DATA EXCERPT:
'''
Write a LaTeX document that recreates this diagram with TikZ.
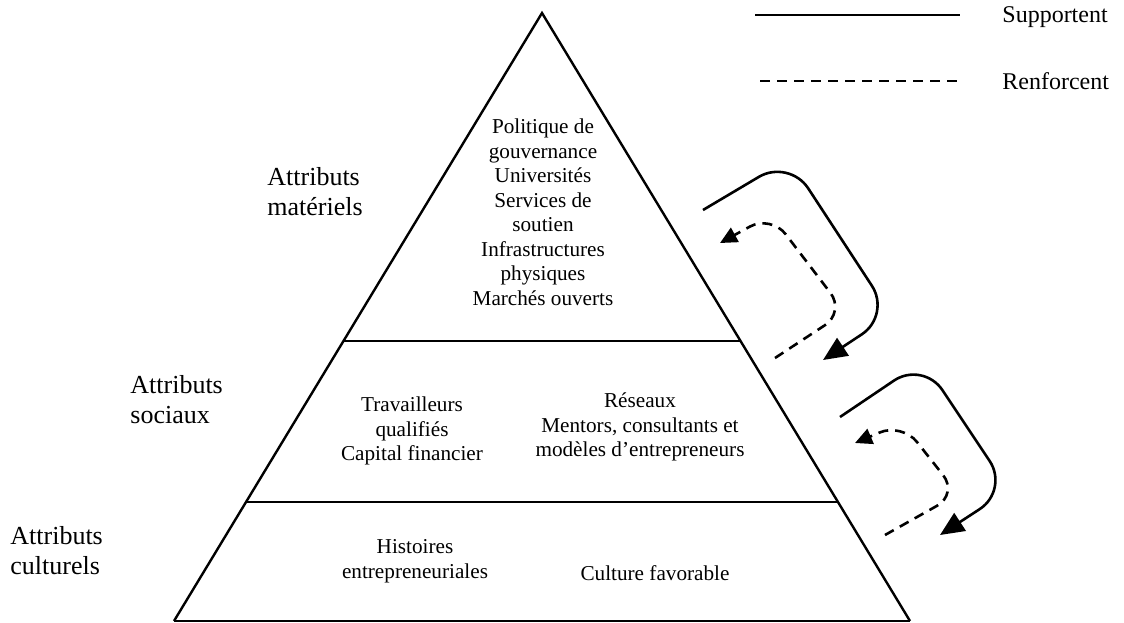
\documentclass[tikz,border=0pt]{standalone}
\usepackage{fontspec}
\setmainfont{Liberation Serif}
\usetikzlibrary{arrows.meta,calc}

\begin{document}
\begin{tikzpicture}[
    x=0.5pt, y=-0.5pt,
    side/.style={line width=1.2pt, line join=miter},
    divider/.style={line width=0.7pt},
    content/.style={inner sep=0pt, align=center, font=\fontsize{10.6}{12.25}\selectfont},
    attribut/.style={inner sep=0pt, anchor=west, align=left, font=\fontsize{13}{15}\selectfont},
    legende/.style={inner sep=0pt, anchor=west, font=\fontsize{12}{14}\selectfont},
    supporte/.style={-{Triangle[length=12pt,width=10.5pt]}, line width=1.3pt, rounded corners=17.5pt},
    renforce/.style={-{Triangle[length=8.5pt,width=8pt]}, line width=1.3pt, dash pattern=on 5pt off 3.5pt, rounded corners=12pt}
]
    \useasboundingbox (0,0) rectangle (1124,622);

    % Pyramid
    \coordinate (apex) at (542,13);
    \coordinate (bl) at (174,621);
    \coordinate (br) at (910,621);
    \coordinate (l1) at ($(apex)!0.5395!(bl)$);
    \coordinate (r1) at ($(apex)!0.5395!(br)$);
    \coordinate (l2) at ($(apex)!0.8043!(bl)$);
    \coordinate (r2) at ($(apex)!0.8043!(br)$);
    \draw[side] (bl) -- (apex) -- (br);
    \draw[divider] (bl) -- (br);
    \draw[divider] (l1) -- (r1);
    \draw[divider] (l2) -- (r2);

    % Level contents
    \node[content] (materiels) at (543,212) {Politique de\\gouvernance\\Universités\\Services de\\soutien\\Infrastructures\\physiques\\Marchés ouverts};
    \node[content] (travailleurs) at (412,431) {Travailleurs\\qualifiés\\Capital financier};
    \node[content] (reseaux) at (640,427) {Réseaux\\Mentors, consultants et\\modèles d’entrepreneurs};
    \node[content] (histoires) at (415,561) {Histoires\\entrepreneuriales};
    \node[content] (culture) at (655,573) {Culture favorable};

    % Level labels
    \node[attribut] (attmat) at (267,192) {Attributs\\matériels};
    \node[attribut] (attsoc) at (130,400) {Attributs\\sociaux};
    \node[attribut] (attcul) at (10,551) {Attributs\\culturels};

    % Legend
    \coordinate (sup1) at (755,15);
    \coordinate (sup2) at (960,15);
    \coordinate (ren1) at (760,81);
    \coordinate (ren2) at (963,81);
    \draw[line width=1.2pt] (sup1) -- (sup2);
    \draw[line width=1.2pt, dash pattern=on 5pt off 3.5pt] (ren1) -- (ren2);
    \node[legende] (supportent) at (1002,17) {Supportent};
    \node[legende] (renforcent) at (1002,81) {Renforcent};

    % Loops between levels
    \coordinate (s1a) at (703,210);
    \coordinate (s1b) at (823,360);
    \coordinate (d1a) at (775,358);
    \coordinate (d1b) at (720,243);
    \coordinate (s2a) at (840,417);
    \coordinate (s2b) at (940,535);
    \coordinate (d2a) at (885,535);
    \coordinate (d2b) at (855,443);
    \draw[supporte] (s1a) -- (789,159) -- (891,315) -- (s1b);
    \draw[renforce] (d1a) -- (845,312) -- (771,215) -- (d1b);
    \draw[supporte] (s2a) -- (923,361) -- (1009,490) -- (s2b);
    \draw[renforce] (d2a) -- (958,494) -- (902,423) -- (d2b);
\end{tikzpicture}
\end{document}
'''
WHAT THE TASK ASKS: Repeat the listing in full and exactly. Leave any pictures out.

TASK RESULT:
Write a LaTeX document that recreates this diagram with TikZ.
\documentclass[tikz,border=0pt]{standalone}
\usepackage{fontspec}
\setmainfont{Liberation Serif}
\usetikzlibrary{arrows.meta,calc}

\begin{document}
\begin{tikzpicture}[
    x=0.5pt, y=-0.5pt,
    side/.style={line width=1.2pt, line join=miter},
    divider/.style={line width=0.7pt},
    content/.style={inner sep=0pt, align=center, font=\fontsize{10.6}{12.25}\selectfont},
    attribut/.style={inner sep=0pt, anchor=west, align=left, font=\fontsize{13}{15}\selectfont},
    legende/.style={inner sep=0pt, anchor=west, font=\fontsize{12}{14}\selectfont},
    supporte/.style={-{Triangle[length=12pt,width=10.5pt]}, line width=1.3pt, rounded corners=17.5pt},
    renforce/.style={-{Triangle[length=8.5pt,width=8pt]}, line width=1.3pt, dash pattern=on 5pt off 3.5pt, rounded corners=12pt}
]
    \useasboundingbox (0,0) rectangle (1124,622);

    % Pyramid
    \coordinate (apex) at (542,13);
    \coordinate (bl) at (174,621);
    \coordinate (br) at (910,621);
    \coordinate (l1) at ($(apex)!0.5395!(bl)$);
    \coordinate (r1) at ($(apex)!0.5395!(br)$);
    \coordinate (l2) at ($(apex)!0.8043!(bl)$);
    \coordinate (r2) at ($(apex)!0.8043!(br)$);
    \draw[side] (bl) -- (apex) -- (br);
    \draw[divider] (bl) -- (br);
    \draw[divider] (l1) -- (r1);
    \draw[divider] (l2) -- (r2);

    % Level contents
    \node[content] (materiels) at (543,212) {Politique de\\gouvernance\\Universités\\Services de\\soutien\\Infrastructures\\physiques\\Marchés ouverts};
    \node[content] (travailleurs) at (412,431) {Travailleurs\\qualifiés\\Capital financier};
    \node[content] (reseaux) at (640,427) {Réseaux\\Mentors, consultants et\\modèles d’entrepreneurs};
    \node[content] (histoires) at (415,561) {Histoires\\entrepreneuriales};
    \node[content] (culture) at (655,573) {Culture favorable};

    % Level labels
    \node[attribut] (attmat) at (267,192) {Attributs\\matériels};
    \node[attribut] (attsoc) at (130,400) {Attributs\\sociaux};
    \node[attribut] (attcul) at (10,551) {Attributs\\culturels};

    % Legend
    \coordinate (sup1) at (755,15);
    \coordinate (sup2) at (960,15);
    \coordinate (ren1) at (760,81);
    \coordinate (ren2) at (963,81);
    \draw[line width=1.2pt] (sup1) -- (sup2);
    \draw[line width=1.2pt, dash pattern=on 5pt off 3.5pt] (ren1) -- (ren2);
    \node[legende] (supportent) at (1002,17) {Supportent};
    \node[legende] (renforcent) at (1002,81) {Renforcent};

    % Loops between levels
    \coordinate (s1a) at (703,210);
    \coordinate (s1b) at (823,360);
    \coordinate (d1a) at (775,358);
    \coordinate (d1b) at (720,243);
    \coordinate (s2a) at (840,417);
    \coordinate (s2b) at (940,535);
    \coordinate (d2a) at (885,535);
    \coordinate (d2b) at (855,443);
    \draw[supporte] (s1a) -- (789,159) -- (891,315) -- (s1b);
    \draw[renforce] (d1a) -- (845,312) -- (771,215) -- (d1b);
    \draw[supporte] (s2a) -- (923,361) -- (1009,490) -- (s2b);
    \draw[renforce] (d2a) -- (958,494) -- (902,423) -- (d2b);
\end{tikzpicture}
\end{document}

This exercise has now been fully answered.